The DSaaP system essentially starts with the analysis (step 1 in diagram 3). The data scientists and analysts use the different tools to run models, perform analysis projects and set up the underlying data that will eventually be needed by the dashboard widgets.

That data is then saved to tables or data sources in the business environment (step 2 in diagram 3).

From there, the analysts create the data visualizations and dashboards that will be shown to the end users (step 3 in diagram 3). These can be custom builds in web apps, for example, or in visualization tools like Tableau, Qlik, DOMO or PowerBI.

The location and type of visualization depends on the dashboard subject. Each dashboard is categorized or tagged with keywords which will be used by DSaaP to filter the widgets displayed to each user.

For example, Mark Doe, Senior Marketing Director of Digital Channels may be get dashboards tagged with ‘social media’, ‘digital ad performance’ and ‘digital marketing analytics’.

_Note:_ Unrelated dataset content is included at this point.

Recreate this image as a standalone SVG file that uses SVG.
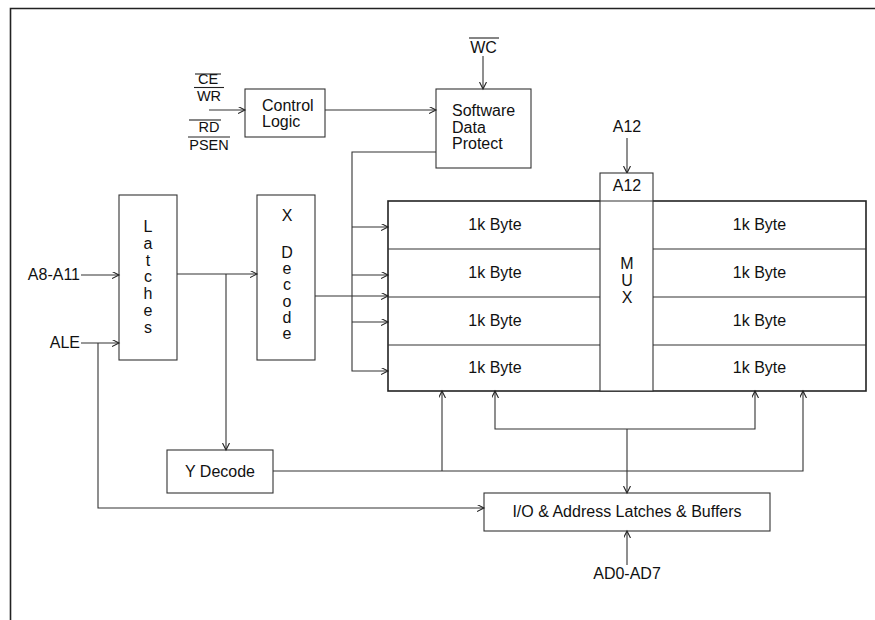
<svg xmlns="http://www.w3.org/2000/svg" width="875" height="620" viewBox="0 0 875 620">
<defs>
<style>
text{font-family:"Liberation Sans",Arial,sans-serif;font-size:16px;fill:#111}
.sig{font-size:14.5px}
.box{fill:none;stroke:#333;stroke-width:1.1}
.arr{fill:none;stroke:#333;stroke-width:1.1}
.ol{stroke:#222;stroke-width:1.1}
.c{text-anchor:middle}
.e{text-anchor:end}
</style>
<marker id="ah" markerUnits="userSpaceOnUse" markerWidth="10" markerHeight="10" refX="7" refY="3.5" orient="auto-start-reverse">
<path d="M0,0 L7,3.5 L0,7" fill="none" stroke="#222" stroke-width="1.1"/>
</marker>
</defs>
<rect width="875" height="620" fill="#fff"/>
<path d="M10.5,620 V8.5 H875" fill="none" stroke="#222" stroke-width="1.6"/>

<g id="connectors">
<path class="arr" d="M209,110 H245" marker-end="url(#ah)"/>
<path class="arr" d="M325,110 H436" marker-end="url(#ah)"/>
<path class="arr" d="M483,56 V89" marker-end="url(#ah)"/>
<path class="arr" d="M436,152 H352 V371 H388" marker-end="url(#ah)"/>
<path class="arr" d="M352,227 H388" marker-end="url(#ah)"/>
<path class="arr" d="M352,275 H388" marker-end="url(#ah)"/>
<path class="arr" d="M352,322 H388" marker-end="url(#ah)"/>
<path class="arr" d="M315,296 H388" marker-end="url(#ah)"/>
<path class="arr" d="M627,138 V173" marker-end="url(#ah)"/>
<path class="arr" d="M81,275 H119" marker-end="url(#ah)"/>
<path class="arr" d="M81,343 H119" marker-end="url(#ah)"/>
<path class="arr" d="M98,343 V508 H484" marker-end="url(#ah)"/>
<path class="arr" d="M177,274 H257" marker-end="url(#ah)"/>
<path class="arr" d="M226,274 V450" marker-end="url(#ah)"/>
<path class="arr" d="M273,471 H803 V391" marker-end="url(#ah)"/>
<path class="arr" d="M442,471 V391" marker-end="url(#ah)"/>
<path class="arr" d="M495,391 V429 H755 V391" marker-start="url(#ah)" marker-end="url(#ah)"/>
<path class="arr" d="M627,429 V493" marker-end="url(#ah)"/>
<path class="arr" d="M627,565 V531" marker-end="url(#ah)"/>
</g>

<g id="signals">
<text class="c sig" x="208" y="84">CE</text>
<line class="ol" x1="195" y1="74" x2="221" y2="74"/>
<text class="c sig" x="209" y="100.5">WR</text>
<line class="ol" x1="194" y1="87.5" x2="224" y2="87.5"/>
<text class="c sig" x="209" y="132">RD</text>
<line class="ol" x1="189" y1="120" x2="221" y2="120"/>
<text class="c sig" x="209" y="150">PSEN</text>
<line class="ol" x1="188" y1="137" x2="230" y2="137"/>
<text class="c" x="483.5" y="53">WC</text>
<line class="ol" x1="469" y1="38" x2="499" y2="38"/>
<text class="e" x="80" y="280">A8-A11</text>
<text class="e" x="80" y="348">ALE</text>
<text class="c" x="627" y="132">A12</text>
<text class="c" x="627" y="579">AD0-AD7</text>
</g>

<g id="control-logic">
<rect class="box" x="245" y="89" width="80" height="48"/>
<text x="262" y="111">Control</text>
<text x="262" y="127">Logic</text>
</g>

<g id="software-data-protect">
<rect class="box" x="436" y="89" width="95" height="79"/>
<text x="452" y="116">Software</text>
<text x="452" y="132.5">Data</text>
<text x="452" y="149">Protect</text>
</g>

<g id="latches">
<rect class="box" x="119" y="195" width="58" height="165"/>
<text class="c" x="148" y="232">L</text>
<text class="c" x="148" y="249">a</text>
<text class="c" x="148" y="265.5">t</text>
<text class="c" x="148" y="282">c</text>
<text class="c" x="148" y="299">h</text>
<text class="c" x="148" y="316">e</text>
<text class="c" x="148" y="333">s</text>
</g>

<g id="x-decode">
<rect class="box" x="257" y="195" width="58" height="165"/>
<text class="c" x="287" y="221">X</text>
<text class="c" x="287" y="258">D</text>
<text class="c" x="287" y="274">e</text>
<text class="c" x="287" y="290">c</text>
<text class="c" x="287" y="307">o</text>
<text class="c" x="287" y="323">d</text>
<text class="c" x="287" y="339">e</text>
</g>

<g id="memory-array">
<rect x="388" y="201" width="478" height="190" fill="none" stroke="#222" stroke-width="1.6"/>
<line class="box" x1="388" y1="249" x2="866" y2="249"/>
<line class="box" x1="388" y1="297" x2="866" y2="297"/>
<line class="box" x1="388" y1="345" x2="866" y2="345"/>
<text class="c" x="495" y="230">1k Byte</text>
<text class="c" x="495" y="278">1k Byte</text>
<text class="c" x="495" y="326">1k Byte</text>
<text class="c" x="495" y="373">1k Byte</text>
<text class="c" x="759.5" y="230">1k Byte</text>
<text class="c" x="759.5" y="278">1k Byte</text>
<text class="c" x="759.5" y="326">1k Byte</text>
<text class="c" x="759.5" y="373">1k Byte</text>
</g>

<g id="mux">
<rect x="600" y="173" width="53" height="218" fill="#fff" stroke="#333" stroke-width="1.1"/>
<line class="box" x1="600" y1="201" x2="653" y2="201"/>
<text class="c" x="627" y="191">A12</text>
<text class="c" x="627" y="269">M</text>
<text class="c" x="627" y="286">U</text>
<text class="c" x="627" y="303">X</text>
</g>

<g id="y-decode">
<rect class="box" x="167" y="450" width="106" height="43"/>
<text class="c" x="220" y="477">Y Decode</text>
</g>

<g id="io-latches">
<rect class="box" x="484" y="493" width="286" height="38"/>
<text class="c" x="627" y="517">I/O &amp; Address Latches &amp; Buffers</text>
</g>
</svg>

The analyst then publishes the dashboards (step 4 in diagram 3) to the DSaaP system which are then displayed to the user when they login to the portal.

Finally, how would DSaaP aid decision making?

DSaaP provides a number of benefits toward the “usability of data.” Some of the benefits are listed below but ultimately it comes down to three things: holistic insights for each business leader, engaging user experience and a centralized tool.

Top Benefits of DSaaP

  • Provides a tool for accessing insights that is curated by a specialist, thus limiting subjective biases in accessing data
  • Houses holistic insights in one location, enabling analysts to bring together all of the data sources and data insights in one place so the business manager spends less time digesting insights from different teams
  • Encourages data use through a great user interface — UX is the heart of the DSaaP and a smart user-centered UX means managers are more likely to use the tool to gather the information they need to make a decision
  • Gives a single source of truth — insights are delivered in one place, eliminating the duplication of work and building confidence in the data
  • Works with any visualization tool — DSaaP is widget-based with dashboards collected via APIs or embedded into parts of the interface based on the best data visualization tool for each section such as Qlik, Tableau, Domo or a custom visualization
  • Helps eliminate data silos, building toward a central tool naturally helps eliminate data silos with analysts forced to think about the common platform. It also means that the location of underlying data is less important and data lakes or relational databases can all feed into the DSaaP

DSaaP thinking has already started in tools like Qlik, Tableau and DOMO but they only represent part of the solution. These tools visualize data well but are cumbersome to scale across the enterprise and don’t provide the necessary functions to cover all data sources. DSaaP needs to be broader and have the ability to cover all use-cases, pulling in visualizations from Tableau, DOMO or any other tool as well as custom visualizations built by programs like R, Python or JavaScript, for example.

We now have all the parts needed to develop DSaaP. Machine learning, APIs, web-enabled apps and data visualization have all reached a point where DSaaP can and should now be a reality. The benefits of developing DSaaP for decision making are compelling and, encouragingly, a number of innovative businesses are already on the journey of creating working versions of DSaaP.